What is required:
Skip the pictures, please, and write out exactly the lines from the opening of the data through the line containing "const ref = useRef<HTMLCanvasElement".

>> BEGIN Data shown

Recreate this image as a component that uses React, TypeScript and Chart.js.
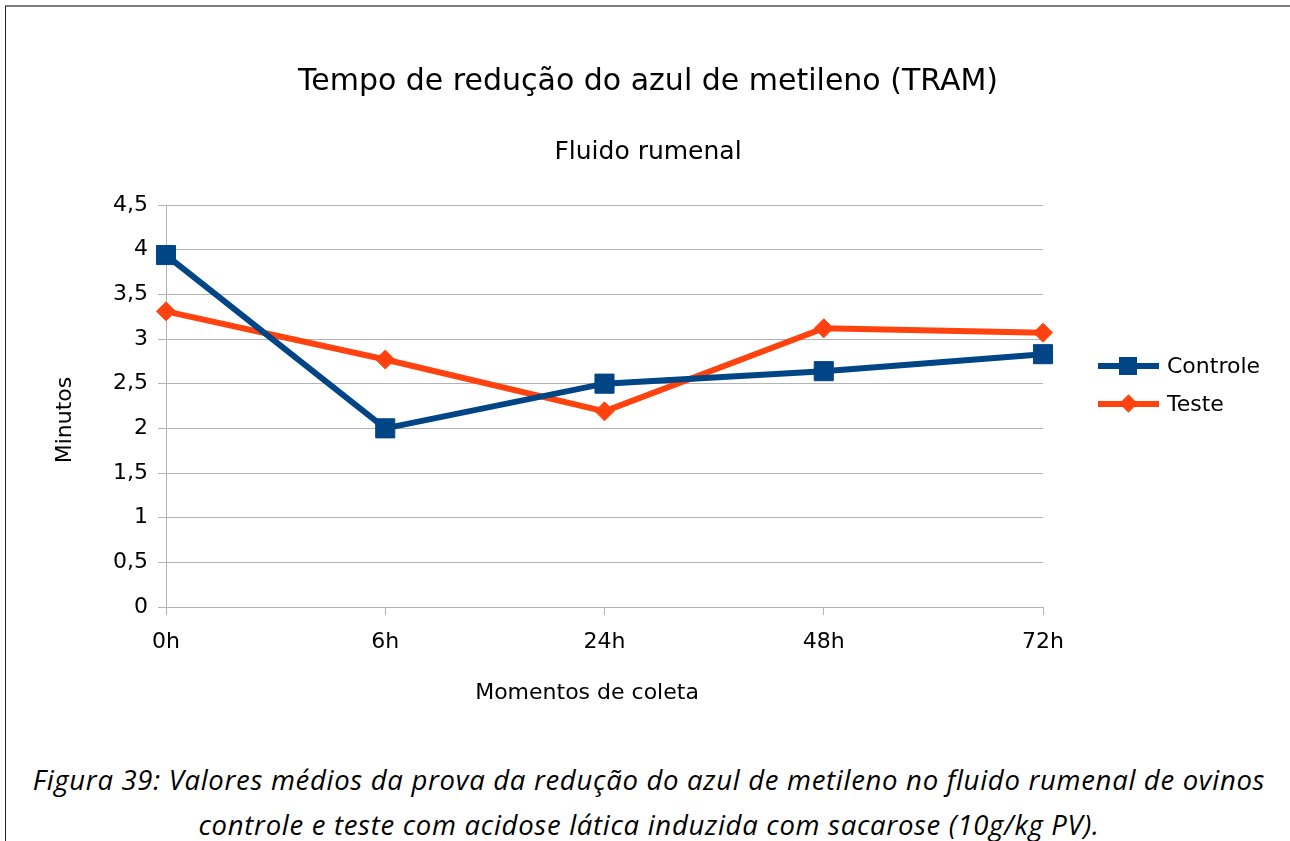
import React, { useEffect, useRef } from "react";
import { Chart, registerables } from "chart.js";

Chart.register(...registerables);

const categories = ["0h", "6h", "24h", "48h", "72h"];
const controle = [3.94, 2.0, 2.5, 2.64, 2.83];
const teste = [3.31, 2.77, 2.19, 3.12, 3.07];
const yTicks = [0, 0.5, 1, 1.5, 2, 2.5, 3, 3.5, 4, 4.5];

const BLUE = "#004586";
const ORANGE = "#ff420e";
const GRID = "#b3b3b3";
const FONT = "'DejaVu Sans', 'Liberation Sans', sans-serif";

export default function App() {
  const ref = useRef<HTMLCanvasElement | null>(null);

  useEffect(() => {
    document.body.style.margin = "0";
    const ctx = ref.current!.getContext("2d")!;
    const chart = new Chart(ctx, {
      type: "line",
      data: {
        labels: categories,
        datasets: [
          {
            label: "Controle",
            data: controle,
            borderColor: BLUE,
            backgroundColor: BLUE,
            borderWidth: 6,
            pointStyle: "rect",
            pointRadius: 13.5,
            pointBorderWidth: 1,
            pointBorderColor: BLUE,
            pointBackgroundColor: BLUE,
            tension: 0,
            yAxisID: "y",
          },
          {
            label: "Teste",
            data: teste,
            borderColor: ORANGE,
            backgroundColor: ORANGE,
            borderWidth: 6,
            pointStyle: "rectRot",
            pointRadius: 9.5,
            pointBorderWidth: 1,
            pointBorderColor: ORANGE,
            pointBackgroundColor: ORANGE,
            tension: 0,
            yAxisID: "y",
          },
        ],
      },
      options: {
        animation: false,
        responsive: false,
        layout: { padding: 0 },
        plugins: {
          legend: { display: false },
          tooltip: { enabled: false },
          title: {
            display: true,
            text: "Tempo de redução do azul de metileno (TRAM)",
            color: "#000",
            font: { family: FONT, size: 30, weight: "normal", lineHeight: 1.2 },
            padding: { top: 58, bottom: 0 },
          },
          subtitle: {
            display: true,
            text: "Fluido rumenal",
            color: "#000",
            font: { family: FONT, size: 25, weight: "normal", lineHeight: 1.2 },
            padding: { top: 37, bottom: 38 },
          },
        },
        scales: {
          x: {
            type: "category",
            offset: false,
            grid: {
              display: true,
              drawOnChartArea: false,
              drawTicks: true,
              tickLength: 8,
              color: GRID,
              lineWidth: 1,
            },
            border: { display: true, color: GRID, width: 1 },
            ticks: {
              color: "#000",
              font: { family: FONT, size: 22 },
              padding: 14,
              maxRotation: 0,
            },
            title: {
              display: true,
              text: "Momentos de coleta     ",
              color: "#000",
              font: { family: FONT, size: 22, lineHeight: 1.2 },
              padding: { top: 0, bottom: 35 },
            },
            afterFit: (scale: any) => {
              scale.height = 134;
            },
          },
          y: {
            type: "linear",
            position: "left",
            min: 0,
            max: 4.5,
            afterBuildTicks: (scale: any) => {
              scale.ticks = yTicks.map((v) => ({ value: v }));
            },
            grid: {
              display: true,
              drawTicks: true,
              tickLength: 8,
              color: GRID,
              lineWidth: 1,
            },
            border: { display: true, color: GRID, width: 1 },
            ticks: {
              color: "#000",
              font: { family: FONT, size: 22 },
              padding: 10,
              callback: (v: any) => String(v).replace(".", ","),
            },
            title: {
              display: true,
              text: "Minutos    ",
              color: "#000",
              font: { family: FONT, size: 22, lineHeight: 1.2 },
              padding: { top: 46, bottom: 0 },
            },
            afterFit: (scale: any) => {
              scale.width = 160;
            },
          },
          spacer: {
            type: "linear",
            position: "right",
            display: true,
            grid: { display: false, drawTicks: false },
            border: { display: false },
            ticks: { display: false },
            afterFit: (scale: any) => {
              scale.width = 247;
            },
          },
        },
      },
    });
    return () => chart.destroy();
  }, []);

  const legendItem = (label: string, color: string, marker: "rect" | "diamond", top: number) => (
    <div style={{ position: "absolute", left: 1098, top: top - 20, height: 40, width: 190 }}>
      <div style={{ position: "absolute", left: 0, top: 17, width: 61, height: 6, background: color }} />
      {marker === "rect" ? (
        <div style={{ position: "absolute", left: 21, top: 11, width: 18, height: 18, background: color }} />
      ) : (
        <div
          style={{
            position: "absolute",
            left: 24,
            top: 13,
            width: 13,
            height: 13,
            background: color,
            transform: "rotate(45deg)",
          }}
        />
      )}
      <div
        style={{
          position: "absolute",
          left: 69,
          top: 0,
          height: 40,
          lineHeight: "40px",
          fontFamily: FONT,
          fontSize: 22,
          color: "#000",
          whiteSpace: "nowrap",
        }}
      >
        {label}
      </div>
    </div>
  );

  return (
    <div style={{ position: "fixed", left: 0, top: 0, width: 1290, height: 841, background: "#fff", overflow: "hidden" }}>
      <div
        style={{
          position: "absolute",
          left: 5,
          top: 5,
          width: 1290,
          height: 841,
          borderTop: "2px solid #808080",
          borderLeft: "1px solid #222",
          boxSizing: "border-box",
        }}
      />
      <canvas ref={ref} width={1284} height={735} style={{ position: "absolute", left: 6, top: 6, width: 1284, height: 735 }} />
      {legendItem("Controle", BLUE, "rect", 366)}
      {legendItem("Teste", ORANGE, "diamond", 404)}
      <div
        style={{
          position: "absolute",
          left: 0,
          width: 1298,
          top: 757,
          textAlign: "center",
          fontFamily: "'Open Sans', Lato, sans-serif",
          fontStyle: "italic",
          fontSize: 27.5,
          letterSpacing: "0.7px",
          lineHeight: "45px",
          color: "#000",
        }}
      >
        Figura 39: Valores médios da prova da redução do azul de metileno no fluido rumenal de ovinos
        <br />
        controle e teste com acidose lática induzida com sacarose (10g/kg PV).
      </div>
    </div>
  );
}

>> END Data shown

Final result:
Recreate this image as a component that uses React, TypeScript and Chart.js.
import React, { useEffect, useRef } from "react";
import { Chart, registerables } from "chart.js";

Chart.register(...registerables);

const categories = ["0h", "6h", "24h", "48h", "72h"];
const controle = [3.94, 2.0, 2.5, 2.64, 2.83];
const teste = [3.31, 2.77, 2.19, 3.12, 3.07];
const yTicks = [0, 0.5, 1, 1.5, 2, 2.5, 3, 3.5, 4, 4.5];

const BLUE = "#004586";
const ORANGE = "#ff420e";
const GRID = "#b3b3b3";
const FONT = "'DejaVu Sans', 'Liberation Sans', sans-serif";

export default function App() {
  const ref = useRef<HTMLCanvasElement | null>(null);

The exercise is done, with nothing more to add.